# DATA
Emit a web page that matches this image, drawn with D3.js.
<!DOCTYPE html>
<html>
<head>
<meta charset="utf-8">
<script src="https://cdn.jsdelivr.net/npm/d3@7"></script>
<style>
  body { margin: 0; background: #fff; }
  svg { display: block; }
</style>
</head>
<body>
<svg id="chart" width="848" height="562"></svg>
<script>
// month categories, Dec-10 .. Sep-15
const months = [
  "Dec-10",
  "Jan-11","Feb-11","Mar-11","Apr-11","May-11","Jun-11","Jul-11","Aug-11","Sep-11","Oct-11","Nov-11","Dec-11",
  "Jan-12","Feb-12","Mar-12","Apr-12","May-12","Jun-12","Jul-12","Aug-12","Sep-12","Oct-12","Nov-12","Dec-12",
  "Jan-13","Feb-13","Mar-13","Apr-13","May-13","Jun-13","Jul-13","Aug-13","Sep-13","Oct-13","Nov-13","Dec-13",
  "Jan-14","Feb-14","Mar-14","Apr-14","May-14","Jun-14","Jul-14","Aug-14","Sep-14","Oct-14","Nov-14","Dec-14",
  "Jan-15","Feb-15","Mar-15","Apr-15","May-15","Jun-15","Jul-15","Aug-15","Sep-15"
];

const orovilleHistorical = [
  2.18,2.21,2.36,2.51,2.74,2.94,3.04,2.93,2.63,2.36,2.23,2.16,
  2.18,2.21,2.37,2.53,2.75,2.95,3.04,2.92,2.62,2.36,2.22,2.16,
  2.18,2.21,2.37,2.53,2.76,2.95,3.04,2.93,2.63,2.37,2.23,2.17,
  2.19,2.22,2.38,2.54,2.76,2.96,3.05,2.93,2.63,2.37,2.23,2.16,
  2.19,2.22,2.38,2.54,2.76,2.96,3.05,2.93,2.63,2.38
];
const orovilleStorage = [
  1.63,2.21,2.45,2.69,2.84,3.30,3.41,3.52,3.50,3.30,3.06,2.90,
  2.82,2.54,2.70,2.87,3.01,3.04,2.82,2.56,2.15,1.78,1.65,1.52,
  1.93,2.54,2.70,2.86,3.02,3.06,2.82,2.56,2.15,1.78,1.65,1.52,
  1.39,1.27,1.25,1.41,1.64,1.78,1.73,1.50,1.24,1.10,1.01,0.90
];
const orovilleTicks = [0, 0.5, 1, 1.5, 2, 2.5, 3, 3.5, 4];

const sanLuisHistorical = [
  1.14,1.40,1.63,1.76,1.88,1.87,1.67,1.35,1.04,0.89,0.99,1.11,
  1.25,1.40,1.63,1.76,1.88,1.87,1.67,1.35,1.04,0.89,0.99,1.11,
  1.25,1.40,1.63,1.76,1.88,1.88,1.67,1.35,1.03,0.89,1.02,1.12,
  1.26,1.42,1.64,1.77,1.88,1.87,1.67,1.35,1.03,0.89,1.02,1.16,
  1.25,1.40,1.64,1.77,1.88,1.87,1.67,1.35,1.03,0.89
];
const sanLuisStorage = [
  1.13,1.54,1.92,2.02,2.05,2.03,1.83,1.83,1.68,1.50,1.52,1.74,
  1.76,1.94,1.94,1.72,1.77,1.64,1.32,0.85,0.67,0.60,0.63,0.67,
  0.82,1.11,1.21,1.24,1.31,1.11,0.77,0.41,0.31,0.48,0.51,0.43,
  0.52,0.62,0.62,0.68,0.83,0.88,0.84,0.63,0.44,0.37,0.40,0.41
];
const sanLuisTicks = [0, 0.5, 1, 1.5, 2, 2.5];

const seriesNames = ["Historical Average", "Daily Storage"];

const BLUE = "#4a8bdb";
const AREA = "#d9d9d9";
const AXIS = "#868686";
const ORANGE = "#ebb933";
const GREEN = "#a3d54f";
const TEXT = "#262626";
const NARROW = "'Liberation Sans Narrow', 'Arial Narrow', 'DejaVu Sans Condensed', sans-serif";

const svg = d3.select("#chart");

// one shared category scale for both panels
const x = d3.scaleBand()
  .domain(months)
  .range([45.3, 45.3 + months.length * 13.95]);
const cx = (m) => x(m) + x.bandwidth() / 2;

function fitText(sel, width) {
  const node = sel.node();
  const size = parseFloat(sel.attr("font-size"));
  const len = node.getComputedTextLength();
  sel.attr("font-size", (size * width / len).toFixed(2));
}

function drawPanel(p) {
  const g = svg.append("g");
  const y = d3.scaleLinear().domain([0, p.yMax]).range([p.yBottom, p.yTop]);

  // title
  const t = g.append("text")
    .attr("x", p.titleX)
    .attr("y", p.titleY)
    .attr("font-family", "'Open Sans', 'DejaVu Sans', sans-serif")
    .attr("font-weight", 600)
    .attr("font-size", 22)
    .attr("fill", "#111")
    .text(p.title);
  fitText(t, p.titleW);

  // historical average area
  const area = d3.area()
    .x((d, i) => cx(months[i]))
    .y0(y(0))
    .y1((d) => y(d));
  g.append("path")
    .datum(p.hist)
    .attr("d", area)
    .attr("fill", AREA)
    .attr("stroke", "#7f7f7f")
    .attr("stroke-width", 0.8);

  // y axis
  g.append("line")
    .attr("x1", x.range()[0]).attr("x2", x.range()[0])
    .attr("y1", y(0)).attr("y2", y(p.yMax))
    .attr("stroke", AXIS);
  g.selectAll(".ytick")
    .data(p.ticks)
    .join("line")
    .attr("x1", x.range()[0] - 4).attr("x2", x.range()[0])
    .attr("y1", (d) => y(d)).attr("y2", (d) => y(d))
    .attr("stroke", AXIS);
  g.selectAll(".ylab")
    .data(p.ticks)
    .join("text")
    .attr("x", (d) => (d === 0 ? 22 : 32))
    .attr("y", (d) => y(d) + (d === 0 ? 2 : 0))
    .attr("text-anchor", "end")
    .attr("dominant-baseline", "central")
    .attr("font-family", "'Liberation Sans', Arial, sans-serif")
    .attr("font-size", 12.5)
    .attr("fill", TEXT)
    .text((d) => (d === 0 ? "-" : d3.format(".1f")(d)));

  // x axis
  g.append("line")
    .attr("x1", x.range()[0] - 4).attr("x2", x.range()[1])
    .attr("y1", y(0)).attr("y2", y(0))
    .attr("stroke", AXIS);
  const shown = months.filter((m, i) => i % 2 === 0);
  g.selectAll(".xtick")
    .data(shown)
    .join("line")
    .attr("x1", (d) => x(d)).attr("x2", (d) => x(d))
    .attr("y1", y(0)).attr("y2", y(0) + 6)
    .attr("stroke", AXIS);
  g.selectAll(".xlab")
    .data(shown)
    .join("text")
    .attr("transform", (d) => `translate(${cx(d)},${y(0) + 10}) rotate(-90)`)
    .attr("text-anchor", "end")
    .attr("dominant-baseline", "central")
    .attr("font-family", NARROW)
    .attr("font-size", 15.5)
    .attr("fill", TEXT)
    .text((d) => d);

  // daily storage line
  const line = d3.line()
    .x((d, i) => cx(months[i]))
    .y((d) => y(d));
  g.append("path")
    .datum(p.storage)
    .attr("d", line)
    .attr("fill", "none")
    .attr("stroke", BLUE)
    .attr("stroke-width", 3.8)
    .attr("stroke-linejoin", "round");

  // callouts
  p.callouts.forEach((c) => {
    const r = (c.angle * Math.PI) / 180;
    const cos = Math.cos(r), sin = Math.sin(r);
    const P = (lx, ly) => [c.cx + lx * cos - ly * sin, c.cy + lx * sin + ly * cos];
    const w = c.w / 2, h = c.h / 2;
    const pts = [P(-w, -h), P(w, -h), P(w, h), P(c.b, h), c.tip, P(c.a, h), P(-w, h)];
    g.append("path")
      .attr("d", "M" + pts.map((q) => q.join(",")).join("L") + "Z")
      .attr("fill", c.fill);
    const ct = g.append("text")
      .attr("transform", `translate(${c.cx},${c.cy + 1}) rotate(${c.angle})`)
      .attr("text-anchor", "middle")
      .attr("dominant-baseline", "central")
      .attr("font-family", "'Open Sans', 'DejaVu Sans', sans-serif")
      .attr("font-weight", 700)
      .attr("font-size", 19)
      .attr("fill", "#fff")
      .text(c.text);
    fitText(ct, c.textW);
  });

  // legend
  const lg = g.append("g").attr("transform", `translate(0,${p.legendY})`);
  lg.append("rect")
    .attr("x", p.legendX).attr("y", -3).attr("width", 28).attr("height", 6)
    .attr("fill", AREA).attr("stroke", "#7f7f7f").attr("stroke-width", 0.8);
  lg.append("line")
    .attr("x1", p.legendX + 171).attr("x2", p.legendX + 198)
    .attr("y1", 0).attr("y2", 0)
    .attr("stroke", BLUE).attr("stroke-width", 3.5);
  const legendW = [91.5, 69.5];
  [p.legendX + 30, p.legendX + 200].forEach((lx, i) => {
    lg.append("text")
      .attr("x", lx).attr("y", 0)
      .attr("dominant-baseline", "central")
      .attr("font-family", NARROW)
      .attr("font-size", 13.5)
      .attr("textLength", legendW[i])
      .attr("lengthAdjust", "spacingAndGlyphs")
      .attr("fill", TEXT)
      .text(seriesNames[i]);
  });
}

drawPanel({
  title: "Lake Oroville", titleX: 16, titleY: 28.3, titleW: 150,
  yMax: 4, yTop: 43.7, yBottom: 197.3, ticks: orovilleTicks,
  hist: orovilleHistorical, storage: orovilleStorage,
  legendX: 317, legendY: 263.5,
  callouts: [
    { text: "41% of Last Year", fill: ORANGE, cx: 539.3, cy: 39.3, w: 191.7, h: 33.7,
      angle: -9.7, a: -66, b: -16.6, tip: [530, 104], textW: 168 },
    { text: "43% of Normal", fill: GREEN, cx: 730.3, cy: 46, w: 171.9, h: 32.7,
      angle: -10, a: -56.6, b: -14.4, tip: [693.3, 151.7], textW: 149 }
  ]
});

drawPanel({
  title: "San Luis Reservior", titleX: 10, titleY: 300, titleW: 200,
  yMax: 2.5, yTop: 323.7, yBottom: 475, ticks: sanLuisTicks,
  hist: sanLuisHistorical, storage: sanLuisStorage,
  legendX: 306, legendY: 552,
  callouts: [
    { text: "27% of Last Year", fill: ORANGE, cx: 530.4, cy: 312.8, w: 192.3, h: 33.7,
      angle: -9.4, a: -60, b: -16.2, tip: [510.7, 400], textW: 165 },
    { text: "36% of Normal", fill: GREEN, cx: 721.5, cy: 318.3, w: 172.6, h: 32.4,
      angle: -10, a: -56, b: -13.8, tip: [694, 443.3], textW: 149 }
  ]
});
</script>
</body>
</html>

# WHAT YOU NEED TO DO
Take the lines above from the first through the one containing "2.5, 3, 3.5, 4];" and reproduce them exactly; include nothing else.

# FINAL ANSWER
Emit a web page that matches this image, drawn with D3.js.
<!DOCTYPE html>
<html>
<head>
<meta charset="utf-8">
<script src="https://cdn.jsdelivr.net/npm/d3@7"></script>
<style>
  body { margin: 0; background: #fff; }
  svg { display: block; }
</style>
</head>
<body>
<svg id="chart" width="848" height="562"></svg>
<script>
// month categories, Dec-10 .. Sep-15
const months = [
  "Dec-10",
  "Jan-11","Feb-11","Mar-11","Apr-11","May-11","Jun-11","Jul-11","Aug-11","Sep-11","Oct-11","Nov-11","Dec-11",
  "Jan-12","Feb-12","Mar-12","Apr-12","May-12","Jun-12","Jul-12","Aug-12","Sep-12","Oct-12","Nov-12","Dec-12",
  "Jan-13","Feb-13","Mar-13","Apr-13","May-13","Jun-13","Jul-13","Aug-13","Sep-13","Oct-13","Nov-13","Dec-13",
  "Jan-14","Feb-14","Mar-14","Apr-14","May-14","Jun-14","Jul-14","Aug-14","Sep-14","Oct-14","Nov-14","Dec-14",
  "Jan-15","Feb-15","Mar-15","Apr-15","May-15","Jun-15","Jul-15","Aug-15","Sep-15"
];

const orovilleHistorical = [
  2.18,2.21,2.36,2.51,2.74,2.94,3.04,2.93,2.63,2.36,2.23,2.16,
  2.18,2.21,2.37,2.53,2.75,2.95,3.04,2.92,2.62,2.36,2.22,2.16,
  2.18,2.21,2.37,2.53,2.76,2.95,3.04,2.93,2.63,2.37,2.23,2.17,
  2.19,2.22,2.38,2.54,2.76,2.96,3.05,2.93,2.63,2.37,2.23,2.16,
  2.19,2.22,2.38,2.54,2.76,2.96,3.05,2.93,2.63,2.38
];
const orovilleStorage = [
  1.63,2.21,2.45,2.69,2.84,3.30,3.41,3.52,3.50,3.30,3.06,2.90,
  2.82,2.54,2.70,2.87,3.01,3.04,2.82,2.56,2.15,1.78,1.65,1.52,
  1.93,2.54,2.70,2.86,3.02,3.06,2.82,2.56,2.15,1.78,1.65,1.52,
  1.39,1.27,1.25,1.41,1.64,1.78,1.73,1.50,1.24,1.10,1.01,0.90
];
const orovilleTicks = [0, 0.5, 1, 1.5, 2, 2.5, 3, 3.5, 4];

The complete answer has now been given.